I always start my plants indoors early with
these in Jan/Feb with bottom heat and grow lights. These systems are great if you want to get a jump on the season. The white inner trays are modular you can get various sizes based on the number of plants you want to start and buy the sponges from Parks and other suppliers. Parks also sells grow light racks and heat mats etc etc. You can build your own racks with fluorescent fixtures but Parks sells rack systems with multiple trays/lights and heating pads which fit perfectly with their seed starter systems. The lighting height is easily adjustable as the seedlings grow. Bottom heat is key to seed germination so I would look into heat mats for sure. The sponge systems allow easy transplant with no shock.

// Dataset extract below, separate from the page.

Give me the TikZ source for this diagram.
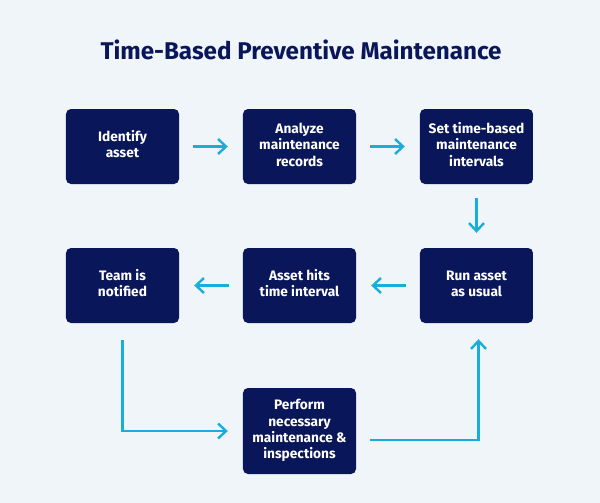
\documentclass[tikz,border=0pt]{standalone}
\usepackage{fontspec}
\setmainfont{Fira Sans}
\usetikzlibrary{matrix,arrows.meta}
\usetikzlibrary{calc}

\definecolor{pagebg}{RGB}{240,245,249}
\definecolor{navy}{RGB}{9,22,90}
\definecolor{flow}{RGB}{24,173,218}

\newcommand\boxlines[1]{\begin{tabular}{@{}c@{}}#1\end{tabular}}

\begin{document}
\begin{tikzpicture}[x=1pt,y=-1pt,
>={Straight Barb[length=8pt,width=15pt]},
link/.style={->,draw=flow,line width=2.4pt,shorten <=14pt,shorten >=15pt}]
\fill[pagebg] (0,0) rectangle (600,503);
\useasboundingbox (0,0) rectangle (600,503);

\node (title) at (301,50) {\fontsize{24.2}{29}\selectfont\bfseries\color{navy}Time-Based Preventive Maintenance};

\matrix [matrix of nodes,
matrix anchor=run.center,
column sep={177pt,between origins},
row sep={139pt,between origins},
nodes={fill=navy, rounded corners=5pt, text=white, inner sep=0pt,
  minimum width=113pt, minimum height=75pt, anchor=center,
  font=\fontsize{13.7}{16.3}\selectfont\bfseries}]
at (476.5,285.5)
{
|(identify)| \boxlines{Identify\\asset} & |(analyze)| \boxlines{Analyze\\maintenance\\records} & |(set)| \boxlines{Set time-based\\maintenance\\intervals} \\
|(team)| \boxlines{Team is\\notified} & |(hits)| \boxlines{Asset hits\\time interval} & |(run)| \boxlines{Run asset\\as usual} \\[6.5pt]
& |(perform)[minimum height=86pt]| \boxlines{Perform\\necessary\\maintenance \&\\inspections} & \\};

\draw[link] (identify)--(analyze);
\draw[link] (analyze)--(set);
\draw[link] (set)--(run);
\draw[link] (run)--(hits);
\draw[link] (hits)--(team);

\draw[link,shorten <=17pt] (team.south) |- (perform.west);
\draw[link,shorten >=16pt] ([yshift=-9pt]perform.east) -| ([xshift=2pt]run.south);

\end{tikzpicture}
\end{document}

Peat pots are crappy unless you are working on an industrial scale with a timed mist system plus they tend not to decay well with the low water on peppers. Jiffy Pellet systems are decent but cheaply made and fall apart in a year if you use them be sure and remove the polyester wrapper when transplanting the roots tend to bind if you don't.

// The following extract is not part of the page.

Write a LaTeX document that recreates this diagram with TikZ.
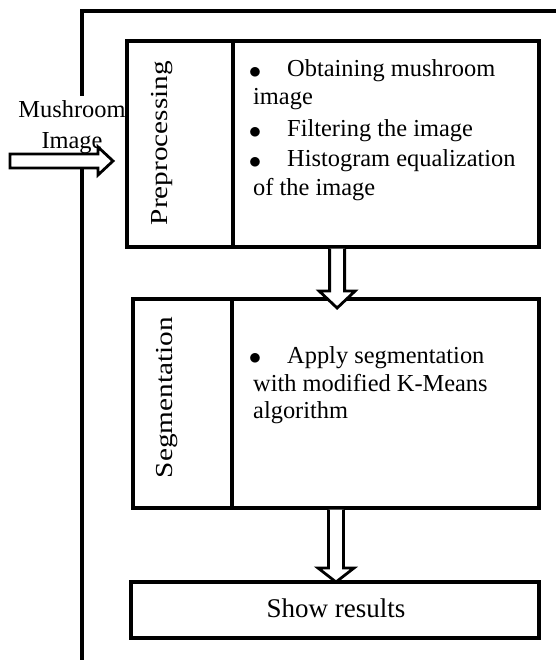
\documentclass[tikz,border=0pt]{standalone}
\usepackage{fontspec}
\setmainfont{Liberation Serif}
\usetikzlibrary{calc}
\newcommand{\bul}{\raisebox{-1.3pt}{\fontsize{31}{31}\selectfont$\bullet$}}
\begin{document}
\begin{tikzpicture}[x=1pt,y=-1pt,
  frame/.style={line width=3.8pt},
  box/.style={draw, line width=3.2pt, inner sep=0pt, outer sep=0pt, anchor=north west},
  hollow/.style={draw, line width=2.8pt, fill=white, line join=miter, miter limit=10},
  txt/.style={font=\fontsize{24.4}{30}\selectfont, anchor=base west, inner sep=0pt},
  side/.style={font=\fontsize{24.4}{30}\selectfont, rotate=90, inner sep=0pt, anchor=center}
]
\useasboundingbox (0,0) rectangle (555,660);
% outer frame
\draw[frame] (82,662) -- (82,11) -- (557,11);
% input label
\node[fill=white, align=center, font=\fontsize{24.4}{30.5}\selectfont, inner xsep=0.5pt, inner ysep=5pt] (inlabel) at (72,127) {Mushroom\\Image};
% boxes
\node[box, minimum width=106pt, minimum height=206pt] (prelab) at (127,41) {};
\node[box, minimum width=306pt, minimum height=206pt] (prebody) at (233,41) {};
\node[box, minimum width=99pt, minimum height=209pt] (seglab) at (133,299) {};
\node[box, minimum width=307pt, minimum height=209pt] (segbody) at (232,299) {};
\node[box, minimum width=408pt, minimum height=56pt] (show) at (131,582) {};
% side labels
\node[side] (pretxt) at (162,143) {\scalebox{1.2}[1]{Preprocessing}};
\node[side] (segtxt) at (167,397.5) {\scalebox{1.2}[1]{Segmentation}};
% body texts
\node[txt] (b1) at (248.7,77) {\bul};
\node[txt] (t1) at (287,77) {Obtaining mushroom};
\node[txt] (t1b) at (253,105) {image};
\node[txt] (b2) at (248.7,137) {\bul};
\node[txt] (t2) at (287,137) {Filtering the image};
\node[txt] (b3) at (248.7,167) {\bul};
\node[txt] (t3) at (287,167) {Histogram equalization};
\node[txt] (t3b) at (253,196) {of the image};
\node[txt] (b4) at (248.7,363) {\bul};
\node[txt] (t4) at (287,363) {Apply segmentation};
\node[txt] (t4b) at (253,391) {with modified K-Means};
\node[txt] (t4c) at (253,418) {algorithm};
\node[font=\fontsize{27}{30}\selectfont, inner sep=0pt, anchor=base] (showtxt) at (336,617) {Show results};
% arrows
\coordinate (inL) at (10,161);
\coordinate (inR) at (113,161);
\draw[hollow] let \p1=(inL), \p2=(inR) in
  (\x1,\y1-7pt) -- (\x2-15pt,\y1-7pt) -- (\x2-15pt,\y1-14pt) -- (\x2,\y2)
  -- (\x2-15pt,\y1+14pt) -- (\x2-15pt,\y1+7pt) -- (\x1,\y1+7pt) -- cycle;
\coordinate (a1s) at ($(prelab.south west)!0.51!(prebody.south east)$);
\coordinate (a1e) at ($(seglab.north west)+(204,9)$);
\draw[hollow] let \p1=(a1s), \p2=(a1e) in
  (\x1-7.5pt,\y1-1.6pt) -- (\x1-7.5pt,\y2+17pt) -- (\x1-18pt,\y2+17pt) -- (\x1,\y2)
  -- (\x1+18pt,\y2+17pt) -- (\x1+7.5pt,\y2+17pt) -- (\x1+7.5pt,\y1-1.6pt);
\coordinate (a2s) at ($(seglab.south west)+(203,0)$);
\coordinate (a2e) at ($(show.north west)+(205,0)$);
\draw[hollow] let \p1=(a2s), \p2=(a2e) in
  (\x1-7.5pt,\y1-1.6pt) -- (\x1-7.5pt,\y2+14pt) -- (\x1-18pt,\y2+14pt) -- (\x1,\y2)
  -- (\x1+18pt,\y2+14pt) -- (\x1+7.5pt,\y2+14pt) -- (\x1+7.5pt,\y1-1.6pt);
\end{tikzpicture}
\end{document}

The best general source for veggie/herb seeds is probably
http://www.burpee.com you might also try some heirloom tomatoes from
http://www.tomatobob.com/ tomatoes require a bit more attention and work but they are pretty damned easy and you should be able to grow enough to keep your self supplied during the growing season.

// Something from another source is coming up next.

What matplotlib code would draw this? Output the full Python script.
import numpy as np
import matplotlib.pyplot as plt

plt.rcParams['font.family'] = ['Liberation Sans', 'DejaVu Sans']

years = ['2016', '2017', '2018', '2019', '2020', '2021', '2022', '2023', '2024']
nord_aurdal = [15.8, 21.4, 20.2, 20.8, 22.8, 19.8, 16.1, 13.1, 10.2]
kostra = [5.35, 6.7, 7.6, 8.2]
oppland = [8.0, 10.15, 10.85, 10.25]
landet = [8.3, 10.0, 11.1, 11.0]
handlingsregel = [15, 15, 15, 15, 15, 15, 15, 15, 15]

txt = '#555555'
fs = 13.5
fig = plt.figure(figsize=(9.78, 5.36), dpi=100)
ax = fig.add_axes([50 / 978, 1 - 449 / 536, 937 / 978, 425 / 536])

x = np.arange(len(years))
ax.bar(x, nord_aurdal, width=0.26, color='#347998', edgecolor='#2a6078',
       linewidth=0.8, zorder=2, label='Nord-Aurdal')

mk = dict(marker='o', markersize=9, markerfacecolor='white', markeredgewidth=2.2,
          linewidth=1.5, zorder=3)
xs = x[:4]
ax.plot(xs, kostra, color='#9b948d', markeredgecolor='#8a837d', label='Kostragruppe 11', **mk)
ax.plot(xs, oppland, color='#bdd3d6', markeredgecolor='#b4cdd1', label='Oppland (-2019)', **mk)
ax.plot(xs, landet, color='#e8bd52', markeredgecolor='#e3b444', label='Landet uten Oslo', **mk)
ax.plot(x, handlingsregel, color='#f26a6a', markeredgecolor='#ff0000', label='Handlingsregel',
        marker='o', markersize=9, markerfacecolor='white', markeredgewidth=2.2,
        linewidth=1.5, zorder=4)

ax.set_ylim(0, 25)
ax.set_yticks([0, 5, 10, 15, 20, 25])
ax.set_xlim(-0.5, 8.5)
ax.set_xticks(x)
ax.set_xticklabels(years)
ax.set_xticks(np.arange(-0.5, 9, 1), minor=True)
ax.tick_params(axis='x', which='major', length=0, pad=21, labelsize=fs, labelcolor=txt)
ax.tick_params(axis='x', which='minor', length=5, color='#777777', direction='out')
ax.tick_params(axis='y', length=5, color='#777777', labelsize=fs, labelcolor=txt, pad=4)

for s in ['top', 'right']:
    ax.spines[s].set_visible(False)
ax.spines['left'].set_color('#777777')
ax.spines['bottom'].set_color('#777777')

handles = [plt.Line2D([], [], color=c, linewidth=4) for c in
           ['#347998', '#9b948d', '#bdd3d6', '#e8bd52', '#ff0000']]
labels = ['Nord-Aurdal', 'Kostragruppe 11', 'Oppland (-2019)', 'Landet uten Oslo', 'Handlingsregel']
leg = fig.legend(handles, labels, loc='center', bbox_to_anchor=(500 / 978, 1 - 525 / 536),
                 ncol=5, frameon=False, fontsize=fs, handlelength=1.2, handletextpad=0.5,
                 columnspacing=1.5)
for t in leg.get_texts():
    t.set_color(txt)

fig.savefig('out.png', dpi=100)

Also if you want guaranteed variety characteristics...buy seed every year (or actually I usually use a packet I buy for two years (after two years the germination rates drop off considerably). Capsicum and Tomatoes both cross-pollinate so saved seed can produce odd hybrids (which can be good or bad). You can always hand pollinate some flowers and cover them til they set fruit to guarantee variety or even cross pollinate and play Mendel.
Cleaning and saving tomato seeds is about the same as peppers. Small tupperware container, a cup of water but you squeeze the fruit into the water then add a Tbsp sugar and let it ferment about 4 weeks then skim the fermented gunk off the top and pitch any floating seeds. Then rinse and dry. Heirloom tomatoes will make you think twice about every buying those mushy wet things that pass for tomatoes from stores ever again.
And read up on tomato pruning (not necessary but desirable for some varieties).
Oh and always label seed trays...you think you will remember...but you'll always screw it up somehow...

. And start a least 6 of each variety...you can always find someone who will appreciate any surplus babies.
And finally...don't try growing fruits/veggies from store bought fruit or store bought hybrid plants. A lot of these are polyploid and infertile or if fertile the seeds will not produce the plant the fruit came from.